● **AIM OF THE TASK**
Give the total number of lines with the word "this" in them, and no other words.

Source code of charts
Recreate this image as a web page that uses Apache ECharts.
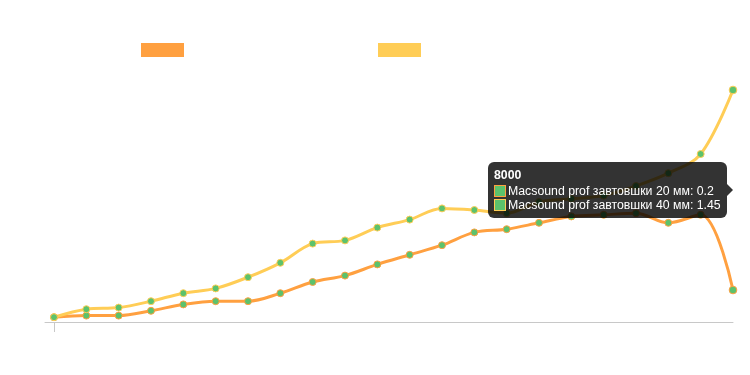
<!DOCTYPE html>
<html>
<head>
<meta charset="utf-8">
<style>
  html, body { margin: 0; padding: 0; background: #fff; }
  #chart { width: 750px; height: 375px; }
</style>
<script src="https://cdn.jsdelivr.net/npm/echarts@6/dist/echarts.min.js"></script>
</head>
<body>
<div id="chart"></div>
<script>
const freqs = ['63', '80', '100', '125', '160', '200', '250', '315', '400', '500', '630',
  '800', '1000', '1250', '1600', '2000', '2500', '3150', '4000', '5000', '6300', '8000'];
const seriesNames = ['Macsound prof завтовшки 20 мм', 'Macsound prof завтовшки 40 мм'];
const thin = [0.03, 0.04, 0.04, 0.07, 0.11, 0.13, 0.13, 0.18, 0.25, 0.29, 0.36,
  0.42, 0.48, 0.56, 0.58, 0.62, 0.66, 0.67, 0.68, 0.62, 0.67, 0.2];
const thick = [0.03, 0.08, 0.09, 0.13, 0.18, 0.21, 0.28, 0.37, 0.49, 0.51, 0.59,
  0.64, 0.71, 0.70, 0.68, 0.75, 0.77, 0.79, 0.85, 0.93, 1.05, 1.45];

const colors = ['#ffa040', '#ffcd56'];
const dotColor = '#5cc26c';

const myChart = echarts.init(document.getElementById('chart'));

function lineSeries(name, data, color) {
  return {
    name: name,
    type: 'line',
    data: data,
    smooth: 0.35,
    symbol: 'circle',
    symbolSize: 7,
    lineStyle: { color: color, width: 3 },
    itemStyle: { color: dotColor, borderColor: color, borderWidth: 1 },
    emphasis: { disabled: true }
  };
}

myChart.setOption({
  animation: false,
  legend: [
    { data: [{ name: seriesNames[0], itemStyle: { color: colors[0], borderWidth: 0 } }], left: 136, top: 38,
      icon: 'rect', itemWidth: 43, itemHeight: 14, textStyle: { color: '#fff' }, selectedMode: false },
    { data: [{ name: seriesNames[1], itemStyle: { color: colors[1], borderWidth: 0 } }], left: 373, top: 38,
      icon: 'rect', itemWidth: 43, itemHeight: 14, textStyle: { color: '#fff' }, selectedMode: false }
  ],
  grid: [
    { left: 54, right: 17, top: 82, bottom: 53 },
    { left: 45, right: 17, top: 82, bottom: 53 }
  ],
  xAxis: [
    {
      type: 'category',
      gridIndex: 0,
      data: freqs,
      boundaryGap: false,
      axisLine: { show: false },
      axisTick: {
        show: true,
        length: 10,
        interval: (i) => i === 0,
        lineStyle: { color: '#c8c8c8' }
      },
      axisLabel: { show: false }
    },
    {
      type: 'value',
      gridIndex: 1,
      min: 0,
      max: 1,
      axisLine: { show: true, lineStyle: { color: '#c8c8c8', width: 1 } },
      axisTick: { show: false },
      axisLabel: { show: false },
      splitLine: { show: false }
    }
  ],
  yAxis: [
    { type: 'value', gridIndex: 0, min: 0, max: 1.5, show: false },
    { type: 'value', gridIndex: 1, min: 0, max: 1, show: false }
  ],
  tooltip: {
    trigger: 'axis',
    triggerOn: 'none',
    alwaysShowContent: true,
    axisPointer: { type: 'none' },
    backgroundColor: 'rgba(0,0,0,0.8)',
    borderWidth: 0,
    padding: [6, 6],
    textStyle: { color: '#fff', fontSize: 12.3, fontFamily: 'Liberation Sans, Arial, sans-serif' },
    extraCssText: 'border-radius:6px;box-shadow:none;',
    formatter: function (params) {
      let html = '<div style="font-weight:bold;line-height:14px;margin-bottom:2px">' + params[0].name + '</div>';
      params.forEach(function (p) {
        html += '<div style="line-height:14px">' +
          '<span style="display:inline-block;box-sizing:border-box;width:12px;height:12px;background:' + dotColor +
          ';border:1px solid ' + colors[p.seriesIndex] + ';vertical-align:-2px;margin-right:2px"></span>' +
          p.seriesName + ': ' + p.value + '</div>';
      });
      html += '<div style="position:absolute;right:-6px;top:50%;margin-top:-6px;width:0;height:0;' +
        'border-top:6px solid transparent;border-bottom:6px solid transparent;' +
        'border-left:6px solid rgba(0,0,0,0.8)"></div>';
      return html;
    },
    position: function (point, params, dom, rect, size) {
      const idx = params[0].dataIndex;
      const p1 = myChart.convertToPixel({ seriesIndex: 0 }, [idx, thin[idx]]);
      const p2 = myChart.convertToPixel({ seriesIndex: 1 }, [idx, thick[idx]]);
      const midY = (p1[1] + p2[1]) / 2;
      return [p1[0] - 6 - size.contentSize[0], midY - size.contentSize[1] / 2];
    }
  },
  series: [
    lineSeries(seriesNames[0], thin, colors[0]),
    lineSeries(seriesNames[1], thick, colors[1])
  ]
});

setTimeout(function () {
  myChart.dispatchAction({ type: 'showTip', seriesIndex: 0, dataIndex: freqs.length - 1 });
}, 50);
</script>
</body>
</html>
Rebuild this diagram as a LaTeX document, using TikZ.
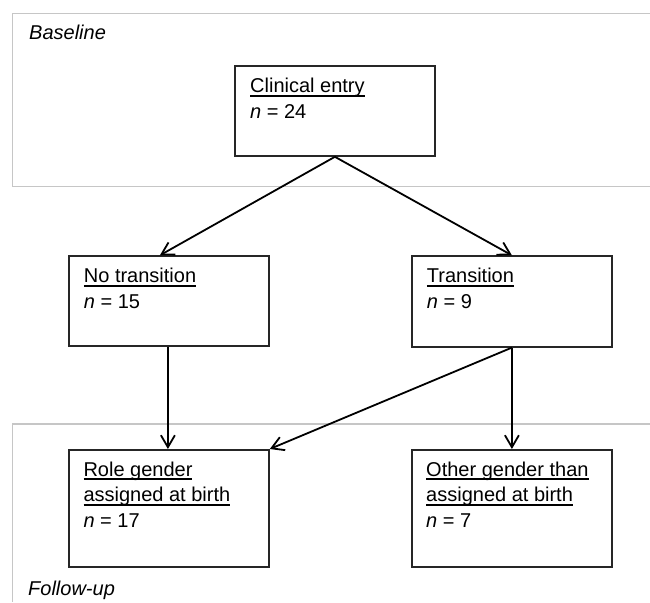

● **IN RESPONSE**
2